== Work to complete ==
Leaving out the pictures, retype the lines from the beginning of the listing through the line containing "const depthsByRegion = [innerDepths, outerDepths];".

>> Begin Information provided

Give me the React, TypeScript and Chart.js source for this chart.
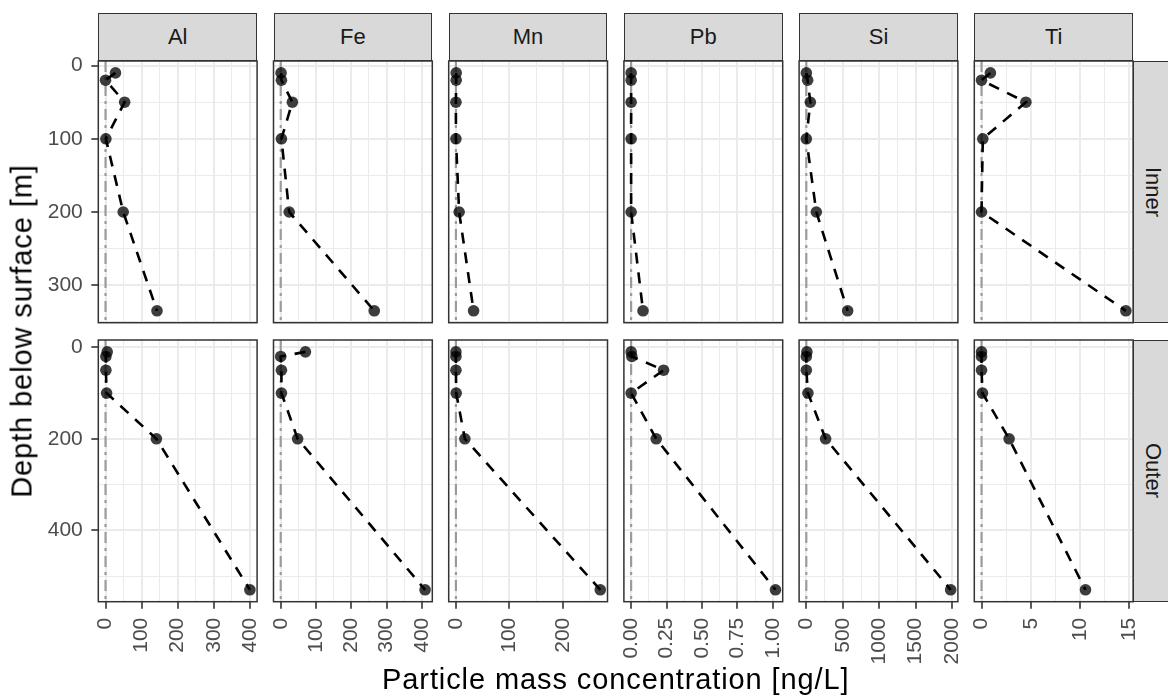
import React, { useEffect, useRef } from "react";
import { Chart, registerables } from "chart.js";

Chart.register(...registerables);

// ---------------- data ----------------
const elements = ["Al", "Fe", "Mn", "Pb", "Si", "Ti"];
const regions = ["Inner", "Outer"];

const innerDepths = [10, 20, 50, 100, 200, 335];
const outerDepths = [10, 20, 50, 100, 200, 530];

const innerAl = [27.6, 0, 53, 1, 49, 142.6];
const outerAl = [4.6, 1, 1, 3, 141, 400];
const innerFe = [1, 2, 33, 2, 24, 265];
const outerFe = [70, 0, 2, 2, 48, 409];
const innerMn = [0.5, 0.5, 0, 0, 6, 33];
const outerMn = [0, 0, 0, 0.5, 16.7, 269.5];
const innerPb = [0, 0, 0, 0, 0, 0.084];
const outerPb = [0, 0.005, 0.229, 0, 0.177, 1.018];
const innerSi = [0, 18, 55, 0, 137, 567];
const outerSi = [8, 0, 0, 22, 265, 1980];
const innerTi = [0.9, 0, 4.5, 0.13, 0, 14.65];
const outerTi = [0, 0, 0, 0.1, 2.8, 10.55];

const seriesByElement = [
  [innerAl, outerAl],
  [innerFe, outerFe],
  [innerMn, outerMn],
  [innerPb, outerPb],
  [innerSi, outerSi],
  [innerTi, outerTi],
];
const depthsByRegion = [innerDepths, outerDepths];

// major tick steps (tick labels) per column / row
const xMajorSteps = [100, 100, 100, 0.25, 500, 5];
const xDecimals = [0, 0, 0, 2, 0, 0];
const yMajorSteps = [100, 200];

const xTitle = "Particle mass concentration [ng/L]";
const yTitle = "Depth below surface [m]";

// ---------------- layout ----------------
const FONT = "'Liberation Sans', Arial, Helvetica, sans-serif";
const PANEL_LEFT0 = 98.3;
const PANEL_STEP = 175.2;
const PANEL_W = 158.8;
const ROW_TOPS = [61, 340];
const PANEL_H = 261.7;
const STRIP_TOP = 13.3;
const STRIP_H = 47.7;
const TICK_FONT = 21;
const STRIP_FONT = 22;
const TITLE_FONT = 29;

function expand(vals: number[], includeZero: boolean): [number, number] {
  let lo = Math.min(...vals);
  let hi = Math.max(...vals);
  if (includeZero) {
    lo = Math.min(lo, 0);
    hi = Math.max(hi, 0);
  }
  const r = hi - lo;
  return [lo - 0.05 * r, hi + 0.05 * r];
}

function makeTicks(lo: number, hi: number, step: number) {
  const out: { value: number }[] = [];
  const start = Math.ceil(lo / step - 1e-9);
  for (let k = start; k * step <= hi + 1e-9; k++) {
    out.push({ value: Math.round(k * step * 1e6) / 1e6 });
  }
  return out;
}

function isMajor(v: number, step: number) {
  const q = v / step;
  return Math.abs(q - Math.round(q)) < 1e-6;
}

const framePlugin = {
  id: "frame",
  afterDraw(chart: any) {
    const { ctx, chartArea } = chart;
    ctx.save();
    ctx.strokeStyle = "#333333";
    ctx.lineWidth = 1.5;
    ctx.strokeRect(
      chartArea.left,
      chartArea.top,
      chartArea.right - chartArea.left,
      chartArea.bottom - chartArea.top
    );
    ctx.restore();
  },
};

function zeroPad(s: any) {
  s.paddingLeft = 0;
  s.paddingRight = 0;
  s.paddingTop = 0;
  s.paddingBottom = 0;
}

function Panel({ col, row }: { col: number; row: number }) {
  const ref = useRef<HTMLCanvasElement>(null);
  const M = 16;
  const AXW = 60;
  const AXH = 72;
  const panelLeft = PANEL_LEFT0 + col * PANEL_STEP;
  const rowTop = ROW_TOPS[row];
  const axL = col === 0 ? AXW : 0;
  const axB = row === 1 ? AXH : 0;
  const cLeft = Math.floor(panelLeft - axL - M);
  const cTop = Math.floor(rowTop - M);
  const cRight = Math.ceil(panelLeft + PANEL_W + M);
  const cBottom = Math.ceil(rowTop + PANEL_H + axB + M);
  const padL = panelLeft - axL - cLeft;
  const padT = rowTop - cTop;
  const padR = cRight - (panelLeft + PANEL_W);
  const padB = cBottom - (rowTop + PANEL_H + axB);
  const W = cRight - cLeft;
  const H = cBottom - cTop;

  useEffect(() => {
    if (!ref.current) return;
    const xs = seriesByElement[col][row];
    const depths = depthsByRegion[row];
    const [xlo, xhi] = expand(
      [...seriesByElement[col][0], ...seriesByElement[col][1]],
      true
    );
    const [ylo, yhi] = expand(depths, false);
    const xStep = xMajorSteps[col];
    const yStep = yMajorSteps[row];
    const dec = xDecimals[col];

    const chart = new Chart(ref.current, {
      type: "scatter",
      data: {
        datasets: [
          {
            data: depths.map((d, i) => ({ x: xs[i], y: d })),
            showLine: true,
            borderColor: "#000000",
            borderWidth: 2.6,
            borderDash: [11, 9],
            pointRadius: 5.8,
            pointHoverRadius: 5.8,
            pointBackgroundColor: "rgba(0,0,0,0.76)",
            pointBorderWidth: 0,
            order: 0,
          } as any,
          {
            data: [
              { x: 0, y: ylo },
              { x: 0, y: yhi },
            ],
            showLine: true,
            borderColor: "rgba(128,128,128,0.75)",
            borderWidth: 2.2,
            borderDash: [11, 5, 3, 5],
            pointRadius: 0,
            order: 1,
          } as any,
        ],
      },
      options: {
        responsive: false,
        animation: false,
        events: [],
        layout: {
          padding: { left: padL, right: padR, top: padT, bottom: padB },
          autoPadding: false,
        } as any,
        plugins: {
          legend: { display: false },
          tooltip: { enabled: false },
        },
        scales: {
          x: {
            type: "linear",
            min: xlo,
            max: xhi,
            afterBuildTicks: (s: any) => {
              s.ticks = makeTicks(xlo, xhi, xStep / 2);
            },
            ticks: {
              display: row === 1,
              autoSkip: false,
              minRotation: 90,
              maxRotation: 90,
              padding: 9,
              color: "#4D4D4D",
              font: { size: TICK_FONT, family: FONT },
              callback: (v: any) =>
                isMajor(Number(v), xStep) ? Number(v).toFixed(dec) : "",
            },
            grid: {
              color: "#EBEBEB",
              lineWidth: (c: any) =>
                c.tick && isMajor(c.tick.value, xStep) ? 2 : 1,
              drawTicks: row === 1,
              tickLength: 7,
              tickWidth: 1.6,
              tickColor: (c: any) =>
                c.tick && isMajor(c.tick.value, xStep)
                  ? "#333333"
                  : "rgba(0,0,0,0)",
            },
            border: { display: false },
            afterFit: (s: any) => {
              s.height = axB;
              zeroPad(s);
            },
          } as any,
          y: {
            type: "linear",
            reverse: true,
            min: ylo,
            max: yhi,
            afterBuildTicks: (s: any) => {
              s.ticks = makeTicks(ylo, yhi, yStep / 2);
            },
            ticks: {
              display: col === 0,
              autoSkip: false,
              padding: 8.5,
              color: "#4D4D4D",
              font: { size: TICK_FONT, family: FONT },
              callback: (v: any) =>
                isMajor(Number(v), yStep) ? String(Math.round(Number(v))) : "",
            },
            grid: {
              color: "#EBEBEB",
              lineWidth: (c: any) =>
                c.tick && isMajor(c.tick.value, yStep) ? 2 : 1,
              drawTicks: col === 0,
              tickLength: 7,
              tickWidth: 1.6,
              tickColor: (c: any) =>
                c.tick && isMajor(c.tick.value, yStep)
                  ? "#333333"
                  : "rgba(0,0,0,0)",
            },
            border: { display: false },
            afterFit: (s: any) => {
              s.width = axL;
              zeroPad(s);
            },
          } as any,
        },
      },
      plugins: [framePlugin],
    });
    return () => chart.destroy();
  }, [col, row]);

  return (
    <canvas
      ref={ref}
      width={W}
      height={H}
      style={{
        position: "absolute",
        left: cLeft,
        top: cTop,
        width: W,
        height: H,
      }}
    />
  );
}

export default function App() {
  const panels: JSX.Element[] = [];
  for (let r = 0; r < 2; r++)
    for (let c = 0; c < 6; c++)
      panels.push(<Panel key={`${r}-${c}`} col={c} row={r} />);

  return (
    <div
      style={{
        position: "absolute",
        left: 0,
        top: 0,
        width: 1168,
        height: 700,
        overflow: "hidden",
        background: "#FFFFFF",
        fontFamily: FONT,
      }}
    >
      {elements.map((el, c) => (
        <div
          key={el}
          style={{
            position: "absolute",
            left: PANEL_LEFT0 + c * PANEL_STEP,
            top: STRIP_TOP,
            width: PANEL_W,
            height: STRIP_H,
            boxSizing: "border-box",
            background: "#D9D9D9",
            border: "1.5px solid #333333",
            display: "flex",
            alignItems: "center",
            justifyContent: "center",
            fontSize: STRIP_FONT,
            color: "#1A1A1A",
          }}
        >
          {el}
        </div>
      ))}
      {regions.map((rg, r) => (
        <div
          key={rg}
          style={{
            position: "absolute",
            left: PANEL_LEFT0 + 5 * PANEL_STEP + PANEL_W,
            top: ROW_TOPS[r],
            width: STRIP_H,
            height: PANEL_H,
            boxSizing: "border-box",
            background: "#D9D9D9",
            border: "1.5px solid #333333",
            display: "flex",
            alignItems: "center",
            justifyContent: "center",
            fontSize: STRIP_FONT,
            color: "#1A1A1A",
          }}
        >
          <span style={{ writingMode: "vertical-rl" as any, marginRight: 8 }}>
            {rg}
          </span>
        </div>
      ))}
      {panels}
      <div
        style={{
          position: "absolute",
          left: 615.8,
          top: 678.5,
          transform: "translate(-50%, -50%)",
          fontSize: TITLE_FONT,
          letterSpacing: 0.9,
          color: "#000000",
          whiteSpace: "nowrap",
          lineHeight: 1,
        }}
      >
        {xTitle}
      </div>
      <div
        style={{
          position: "absolute",
          left: 22,
          top: 331.3,
          transform: "translate(-50%, -50%) rotate(-90deg)",
          fontSize: TITLE_FONT,
          letterSpacing: 0.9,
          color: "#000000",
          whiteSpace: "nowrap",
          lineHeight: 1,
        }}
      >
        {yTitle}
      </div>
    </div>
  );
}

>> End Information provided

== Answer to the task ==
Give me the React, TypeScript and Chart.js source for this chart.
import React, { useEffect, useRef } from "react";
import { Chart, registerables } from "chart.js";

Chart.register(...registerables);

// ---------------- data ----------------
const elements = ["Al", "Fe", "Mn", "Pb", "Si", "Ti"];
const regions = ["Inner", "Outer"];

const innerDepths = [10, 20, 50, 100, 200, 335];
const outerDepths = [10, 20, 50, 100, 200, 530];

const innerAl = [27.6, 0, 53, 1, 49, 142.6];
const outerAl = [4.6, 1, 1, 3, 141, 400];
const innerFe = [1, 2, 33, 2, 24, 265];
const outerFe = [70, 0, 2, 2, 48, 409];
const innerMn = [0.5, 0.5, 0, 0, 6, 33];
const outerMn = [0, 0, 0, 0.5, 16.7, 269.5];
const innerPb = [0, 0, 0, 0, 0, 0.084];
const outerPb = [0, 0.005, 0.229, 0, 0.177, 1.018];
const innerSi = [0, 18, 55, 0, 137, 567];
const outerSi = [8, 0, 0, 22, 265, 1980];
const innerTi = [0.9, 0, 4.5, 0.13, 0, 14.65];
const outerTi = [0, 0, 0, 0.1, 2.8, 10.55];

const seriesByElement = [
  [innerAl, outerAl],
  [innerFe, outerFe],
  [innerMn, outerMn],
  [innerPb, outerPb],
  [innerSi, outerSi],
  [innerTi, outerTi],
];
const depthsByRegion = [innerDepths, outerDepths];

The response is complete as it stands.